Intramyocardial gene therapy
Direct intramyocardial administration of genes encoding for or capable of stimulating production of angiogenic cytokines may provide an alternative revascularisation strategy for people with refractory angina. Preclinical studies in myocardial ischaemia have provided evidence of significant improvement in collateral perfusion following intramuscular administration of naked DNA encoding for vascular endothelial growth factor (VEGF). This therapy has been associated with a dramatic reduction in angina frequency, 70% of patients being free of angina at 6 months.

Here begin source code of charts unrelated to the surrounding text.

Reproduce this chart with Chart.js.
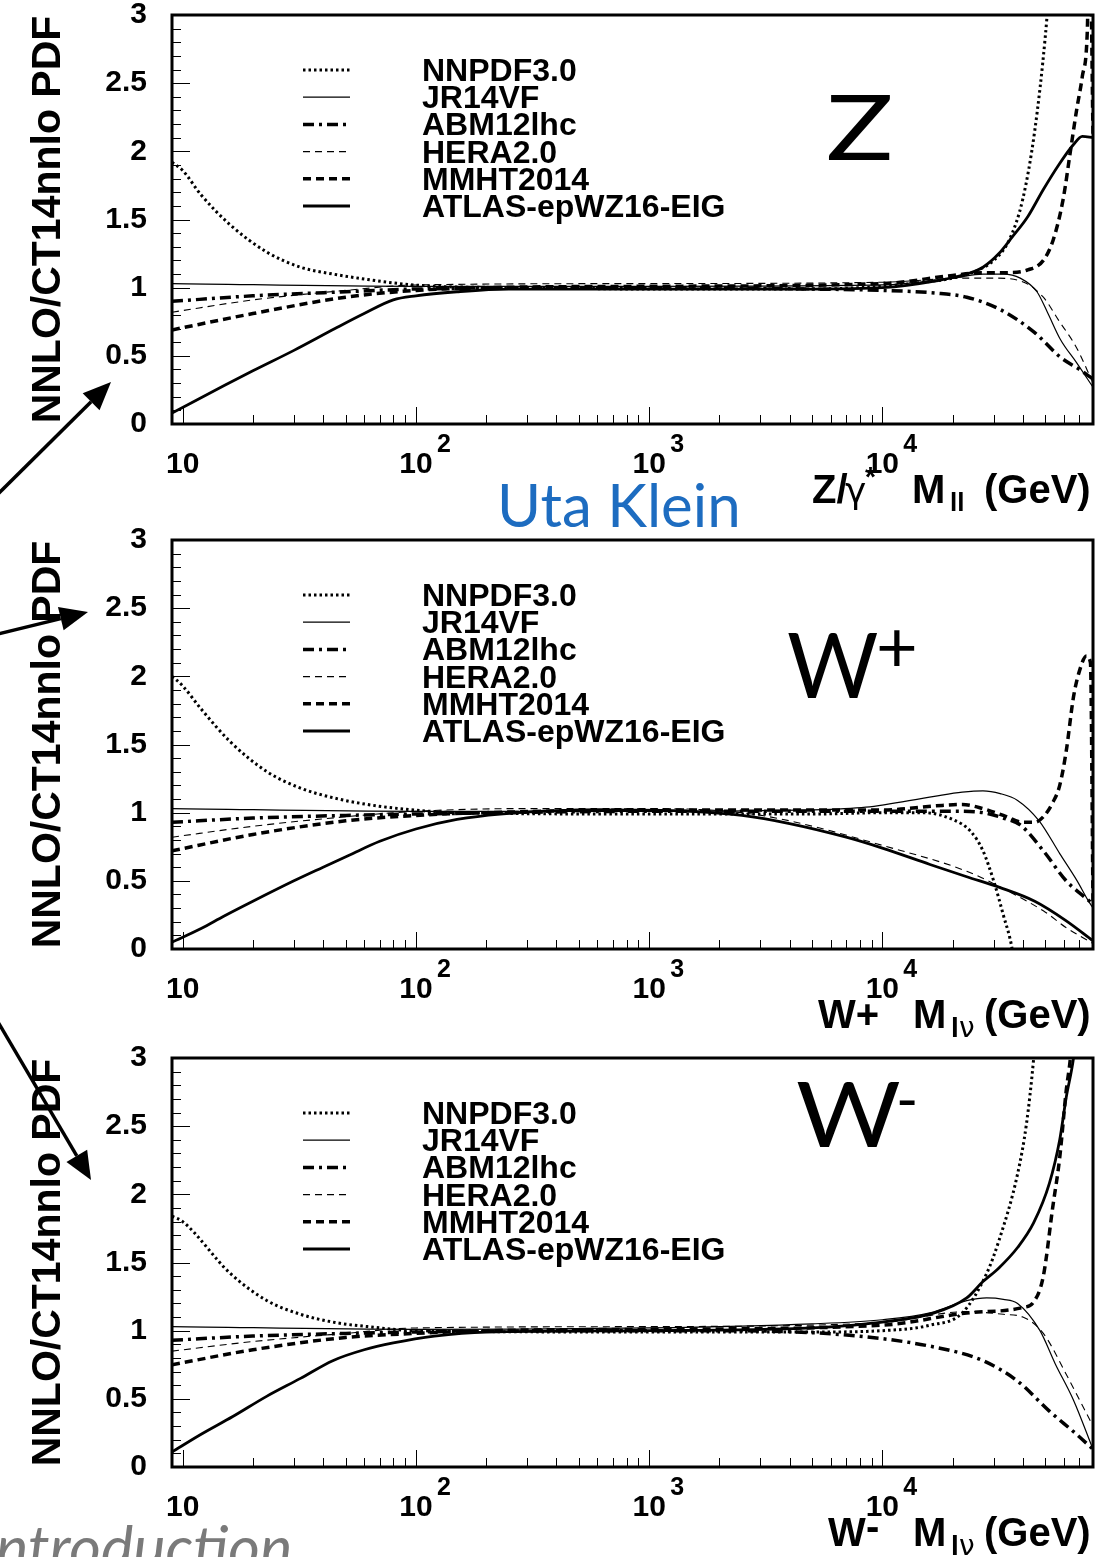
<!DOCTYPE html>
<html>
<head>
<meta charset="utf-8">
<script src="https://cdn.jsdelivr.net/npm/chart.js@4.4.1/dist/chart.umd.min.js"></script>
<style>
  html, body { margin: 0; padding: 0; background: #fff; overflow: hidden; }
  body { width: 1107px; height: 1557px; position: relative; }
  canvas.panel { position: absolute; left: 0; }
  #notes { position: absolute; left: 0; top: 0; }
</style>
</head>
<body>
<canvas id="pZ" class="panel" width="1107" height="548" style="top:-28px"></canvas>
<canvas id="pWp" class="panel" width="1107" height="548" style="top:497px"></canvas>
<canvas id="pWm" class="panel" width="1107" height="548" style="top:1015px"></canvas>
<svg id="notes" width="1107" height="1557">
  <text x="497" y="527" font-family="Lato, 'Open Sans', sans-serif" font-size="60" fill="#1d6cc0">Uta Klein</text>
  <text x="-4" y="1569" font-family="Lato, 'Open Sans', sans-serif" font-style="italic" font-size="61" fill="#7a7a7a">ntroduction</text>
</svg>
<script>
// PDF sets, in legend order
const pdfSets = ['NNPDF3.0', 'JR14VF', 'ABM12lhc', 'HERA2.0', 'MMHT2014', 'ATLAS-epWZ16-EIG'];
const yTitle = 'NNLO/CT14nnlo PDF';
const massRange = [9, 80000];
const decadeTicks = [10, 100, 1000, 10000];
const decadeExp = ['', '2', '3', '4'];

// ratio to CT14nnlo vs mass (GeV) -- Z/gamma* panel
const zNNPDF = [[9,1.92],[10,1.86],[12,1.68],[16,1.46],[23,1.26],[32,1.15],[44,1.10],[62,1.06],[85,1.03],[120,1.01],[300,1.0],[1000,0.99],[5000,0.99],[10000,1.01],[15000,1.04],[20000,1.07],[25000,1.12],[30000,1.20],[35000,1.35],[40000,1.65],[45000,2.15],[50000,2.85],[53000,3.4]];
const zJR14 = [[9,1.03],[100,1.01],[1000,1.01],[10000,1.02],[20000,1.07],[27000,1.10],[33000,1.10],[39000,1.07],[46000,0.97],[51000,0.82],[58000,0.62],[68000,0.45],[80000,0.27]];
const zABM = [[9,0.90],[20,0.94],[50,0.97],[100,0.99],[1000,1.0],[5000,0.99],[10000,0.98],[17000,0.96],[23000,0.93],[32000,0.84],[45000,0.67],[58000,0.49],[70000,0.40],[80000,0.33]];
const zHERA = [[9,0.82],[20,0.91],[50,0.98],[100,1.02],[1000,1.03],[10000,1.04],[23000,1.07],[30000,1.07],[39000,1.05],[49000,0.93],[57000,0.76],[68000,0.56],[80000,0.30]];
const zMMHT = [[9,0.69],[20,0.81],[50,0.93],[100,0.98],[200,1.0],[1000,1.01],[10000,1.03],[20000,1.09],[27000,1.11],[35000,1.11],[42000,1.13],[49000,1.20],[54000,1.35],[59600,1.65],[64000,2.0],[68000,2.30],[72000,2.55],[75500,2.85],[77500,3.6],[80000,2.12]];
const zATLAS = [[9,0.08],[15,0.28],[20,0.39],[30,0.54],[45,0.70],[60,0.81],[80,0.91],[100,0.94],[150,0.97],[250,0.99],[1000,0.99],[5000,0.99],[10000,1.0],[17000,1.05],[23000,1.10],[27000,1.15],[31600,1.25],[36000,1.37],[42000,1.52],[49000,1.72],[57000,1.90],[66000,2.05],[72000,2.11],[80000,2.10]];

// W+ panel
const wpNNPDF = [[9,2.0],[10,1.93],[12,1.76],[16,1.52],[23,1.30],[32,1.18],[44,1.11],[62,1.06],[85,1.03],[150,1.0],[1000,0.99],[5000,0.99],[10000,1.0],[15000,1.0],[20000,0.95],[24000,0.86],[27000,0.72],[30000,0.50],[33000,0.25],[36000,0.0],[38000,-0.3]];
const wpJR14 = [[9,1.03],[100,1.01],[1000,1.01],[5000,1.02],[8500,1.04],[16700,1.12],[22000,1.15],[27000,1.16],[32000,1.14],[38000,1.09],[47000,0.94],[57600,0.70],[68400,0.50],[76000,0.36],[80000,0.30]];
const wpABM = [[9,0.93],[20,0.96],[50,0.98],[100,0.99],[1000,1.01],[10000,1.01],[20000,1.01],[27000,1.0],[33000,0.96],[39000,0.91],[49000,0.72],[61400,0.50],[75000,0.37],[80000,0.33]];
const wpHERA = [[9,0.82],[20,0.90],[50,0.97],[100,1.01],[300,1.03],[1000,1.03],[2500,1.0],[4000,0.94],[10000,0.76],[23000,0.57],[35000,0.42],[50000,0.27],[61000,0.16],[80000,0.04]];
const wpMMHT = [[9,0.72],[20,0.84],[50,0.94],[100,0.98],[200,1.0],[1000,1.02],[10000,1.02],[17000,1.05],[22000,1.06],[27000,1.03],[33000,0.98],[40000,0.93],[45000,0.93],[49000,0.97],[54000,1.08],[57600,1.20],[61400,1.45],[66000,1.85],[70000,2.04],[75000,2.15],[78000,2.10],[80000,0.35]];
const wpATLAS = [[9,0.05],[12,0.15],[15,0.24],[20,0.35],[30,0.50],[40,0.60],[52,0.69],[70,0.79],[100,0.88],[150,0.95],[230,0.99],[600,1.02],[1500,1.01],[2500,0.98],[4000,0.92],[7000,0.82],[10000,0.74],[16000,0.62],[23000,0.53],[32000,0.45],[45000,0.35],[61000,0.21],[80000,0.06]];

// W- panel
const wmNNPDF = [[9,1.84],[10,1.80],[16,1.42],[23,1.22],[32,1.12],[45,1.06],[62,1.03],[100,1.0],[1000,0.99],[5000,0.99],[10000,1.0],[16000,1.04],[22000,1.13],[28000,1.42],[31600,1.66],[38000,2.15],[41500,2.52],[44500,2.99],[47000,3.5]];
const wmJR14 = [[9,1.03],[100,1.01],[1000,1.02],[5000,1.05],[10000,1.08],[16000,1.13],[23000,1.22],[28000,1.24],[33000,1.23],[38000,1.20],[47400,1.0],[55000,0.76],[66000,0.49],[80000,0.13]];
const wmABM = [[9,0.93],[20,0.96],[50,0.98],[100,0.99],[500,1.0],[2000,1.0],[6800,0.97],[16700,0.88],[27000,0.78],[38000,0.63],[52000,0.41],[68000,0.24],[80000,0.13]];
const wmHERA = [[9,0.85],[20,0.92],[50,0.98],[100,1.02],[1000,1.03],[10000,1.06],[23000,1.14],[33000,1.12],[40000,1.10],[49000,0.98],[61400,0.68],[80000,0.30]];
const wmMMHT = [[9,0.75],[20,0.86],[50,0.95],[100,0.98],[200,1.0],[1000,1.01],[10000,1.04],[23000,1.13],[40000,1.17],[44500,1.21],[49000,1.40],[53700,1.90],[57600,2.27],[61400,2.76],[64000,3.0],[66000,3.3]];
const wmATLAS = [[9,0.11],[12,0.24],[16.4,0.37],[23,0.52],[32,0.65],[44,0.78],[60,0.86],[80,0.91],[120,0.96],[200,0.99],[1000,1.0],[5000,1.02],[8500,1.05],[16700,1.13],[23000,1.24],[27000,1.36],[31600,1.46],[38000,1.61],[44500,1.79],[52000,2.08],[57600,2.40],[61400,2.71],[66000,3.0],[68000,3.2]];

// ROOT-ish line styles, same order as pdfSets
const lineStyles = [
  { width: 3, dash: [2.5, 3] },
  { width: 1.2, dash: [] },
  { width: 3.5, dash: [11, 5, 3, 5] },
  { width: 1.1, dash: [7, 5] },
  { width: 3.5, dash: [8, 5] },
  { width: 2.8, dash: [] }
];

const HELV = '"Liberation Sans", Arial, Helvetica, sans-serif';
const GILL = 'Lato, "Open Sans", sans-serif';

const rootFrame = {
  id: 'rootFrame',
  afterDraw(chart, args, opts) {
    const { ctx, chartArea: a, scales: { x, y } } = chart;
    ctx.save();
    ctx.strokeStyle = '#000';
    ctx.fillStyle = '#000';

    // y ticks, pointing inward
    ctx.lineWidth = 1;
    for (let i = 0; i <= 30; i++) {
      const py = Math.round(y.getPixelForValue(i / 10)) + 0.5;
      const len = i % 5 === 0 ? 18 : 9;
      ctx.beginPath(); ctx.moveTo(a.left, py); ctx.lineTo(a.left + len, py); ctx.stroke();
    }
    // log x ticks
    for (let d = 0; d <= 4; d++) {
      for (let m = 1; m <= 9; m++) {
        const v = m * Math.pow(10, d);
        if (v < x.min || v > x.max) continue;
        const px = Math.round(x.getPixelForValue(v)) + 0.5;
        const len = m === 1 ? 17 : 9;
        ctx.beginPath(); ctx.moveTo(px, a.bottom); ctx.lineTo(px, a.bottom - len); ctx.stroke();
      }
    }
    // frame
    ctx.lineWidth = 3;
    ctx.strokeRect(a.left, a.top, a.right - a.left, a.bottom - a.top);

    // decade labels 10, 10^2 ...
    ctx.textBaseline = 'alphabetic';
    decadeTicks.forEach((v, i) => {
      const px = x.getPixelForValue(v);
      ctx.font = `bold 30px ${HELV}`;
      ctx.textAlign = 'center';
      ctx.fillText('10', px, a.bottom + 49);
      if (decadeExp[i]) {
        ctx.font = `bold 25px ${HELV}`;
        ctx.textAlign = 'left';
        ctx.fillText(decadeExp[i], px + 21, a.bottom + 28);
      }
    });

    // y title
    ctx.save();
    ctx.translate(60, (a.top + a.bottom) / 2);
    ctx.rotate(-Math.PI / 2);
    ctx.font = `bold 41px ${HELV}`;
    ctx.textAlign = 'center';
    ctx.fillText(yTitle, 0, 0);
    ctx.restore();

    // x title pieces
    ctx.textAlign = 'left';
    opts.title.forEach(s => {
      ctx.font = `${s.w || 'bold'} ${s.size || 40}px ${s.fam || HELV}`;
      ctx.fillText(s.t, s.x, a.bottom + 79 + (s.dy || 0));
    });

    // legend, built from the datasets
    chart.data.datasets.forEach((ds, i) => {
      const cy = a.top + 55 + i * 27.2;
      ctx.save();
      ctx.lineWidth = ds.borderWidth;
      ctx.setLineDash(ds.borderDash);
      ctx.beginPath(); ctx.moveTo(303, cy); ctx.lineTo(350, cy); ctx.stroke();
      ctx.restore();
      ctx.font = `bold 32px ${HELV}`;
      ctx.fillText(ds.label, 422, cy + 11);
    });

    // process label
    const L = opts.label;
    ctx.save();
    ctx.translate(L.x, a.top + L.base);
    ctx.scale(L.sx || 1, 1);
    ctx.font = `400 92px ${GILL}`;
    ctx.fillText(L.t, 0, 0);
    ctx.restore();
    if (L.sup) {
      ctx.font = `400 ${L.supSize || 60}px ${GILL}`;
      ctx.fillText(L.sup, L.supX, a.top + L.base + L.supDy);
    }
    ctx.restore();
  }
};

function makePanel(id, curves, title, label) {
  return new Chart(document.getElementById(id), {
    type: 'line',
    data: {
      datasets: curves.map((pts, i) => ({
        label: pdfSets[i],
        data: pts.map(([m, r]) => ({ x: m, y: r })),
        borderColor: '#000',
        borderWidth: lineStyles[i].width,
        borderDash: lineStyles[i].dash,
        pointRadius: 0,
        fill: false,
        cubicInterpolationMode: 'monotone'
      }))
    },
    options: {
      responsive: false,
      animation: false,
      layout: { padding: { top: 43, right: 14, left: 0, bottom: 0 } },
      scales: {
        x: {
          type: 'logarithmic', min: massRange[0], max: massRange[1],
          ticks: { display: false }, grid: { display: false, drawTicks: false }, border: { display: false },
          afterFit: s => { s.height = 96; }
        },
        y: {
          min: 0, max: 3,
          ticks: {
            stepSize: 0.5, color: '#000', padding: 25,
            font: { family: HELV, size: 30, weight: 'bold' },
            callback: v => String(Math.round(v * 10) / 10)
          },
          grid: { display: false, drawTicks: false }, border: { display: false },
          afterFit: s => { s.width = 172; }
        }
      },
      plugins: {
        legend: { display: false },
        tooltip: { enabled: false },
        rootFrame: { title, label }
      }
    },
    plugins: [rootFrame]
  });
}

makePanel('pZ', [zNNPDF, zJR14, zABM, zHERA, zMMHT, zATLAS],
  [{ t: 'Z/', x: 812 }, { t: 'γ', x: 845, w: 'normal', size: 36, fam: '"DejaVu Sans", sans-serif' }, { t: '*', x: 865, size: 28, dy: -17 },
   { t: 'M', x: 912 }, { t: 'll', x: 950, size: 26, dy: 8 }, { t: '(GeV)', x: 984 }],
  { t: 'Z', x: 826, base: 145, sx: 1.22 });
makePanel('pWp', [wpNNPDF, wpJR14, wpABM, wpHERA, wpMMHT, wpATLAS],
  [{ t: 'W+', x: 818 }, { t: 'M', x: 913 }, { t: 'l', x: 951, size: 28, dy: 9 }, { t: 'ν', x: 959, w: 'normal', size: 28, dy: 9, fam: '"DejaVu Sans", sans-serif' }, { t: '(GeV)', x: 984 }],
  { t: 'W', x: 787, base: 158, sx: 0.96, supX: 876, supDy: -26, supSize: 72, sup: '+' });
makePanel('pWm', [wmNNPDF, wmJR14, wmABM, wmHERA, wmMMHT, wmATLAS],
  [{ t: 'W', x: 828 }, { t: '-', x: 866, dy: -6 }, { t: 'M', x: 913 }, { t: 'l', x: 951, size: 28, dy: 9 }, { t: 'ν', x: 959, w: 'normal', size: 28, dy: 9, fam: '"DejaVu Sans", sans-serif' }, { t: '(GeV)', x: 984 }],
  { t: 'W', x: 796, base: 89, sx: 1.1, supX: 896, supDy: -26, sup: '-' });

// pointer arrows on the left margin
const svg = document.getElementById('notes');
function arrow(x0, y0, x1, y1) {
  const ns = 'http://www.w3.org/2000/svg';
  const ang = Math.atan2(y1 - y0, x1 - x0);
  const hl = 28, hw = 12;
  const bx = x1 - hl * Math.cos(ang), by = y1 - hl * Math.sin(ang);
  const line = document.createElementNS(ns, 'line');
  line.setAttribute('x1', x0); line.setAttribute('y1', y0);
  line.setAttribute('x2', bx); line.setAttribute('y2', by);
  line.setAttribute('stroke', '#000'); line.setAttribute('stroke-width', 3.5);
  svg.appendChild(line);
  const nx = -Math.sin(ang), ny = Math.cos(ang);
  const head = document.createElementNS(ns, 'polygon');
  head.setAttribute('points', `${x1},${y1} ${bx + nx * hw},${by + ny * hw} ${bx - nx * hw},${by - ny * hw}`);
  head.setAttribute('fill', '#000');
  svg.appendChild(head);
}
arrow(-2, 494, 111, 382);
arrow(-2, 634, 88, 612);
arrow(-2, 1022, 91, 1180);
</script>
</body>
</html>
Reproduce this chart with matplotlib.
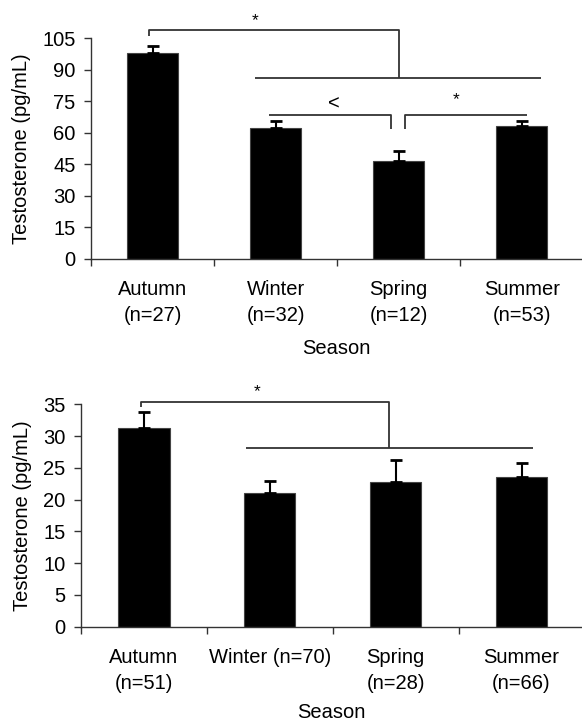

Results from a phase II trial suggest that VEGF gene transfer is safe and might produce an anti-ischaemic effect in cases of chronic, stable myocardial ischaemia.12

Enhanced external counterpulsation
Recently evidence has been published demonstrating a significant decrease in angina and an improved quality of life after enhanced external counterpulsation (EECP), with benefits still evident at 2 years in cases of severe left ventricular dysfunction and refractory angina. Like the intra-aortic balloon pump, this non-invasive technique augments diastolic blood flow and coronary blood flow by the serial inflation of three sets of cuffs which wrap around the calves, thighs and buttocks. Inflation and deflation are timed to the patient's ECG. The haemodynamic effect is to decrease afterload and hence myocardial oxygen demand and to increase venous return and cardiac output.13

Partial fatty acid oxidation inhibition
The partial fatty acid oxidation (pFOX) inhibitor ranolazine has been suggested as a novel treatment for refractory angina, and was given FDA approval in January 2006. It is thought to exert its effect by altering cardiac metabolism, and is anti-anginal and anti-ischaemic.14

Conclusions
The above therapies should be seen as complementary to standard medical and interventional techniques in the treatment of chronic angina. They should not be seen as therapies of last resort, and may be indicated earlier in the therapeutic pathway when problems exist with compliance or unwanted effects of standard treatments. The treatment of the person with chronic stable angina should be directed towards improvement of quality of life as well as prevention of ischaemic events. In some respects it represents a long-term palliation of distressing and limiting symptoms.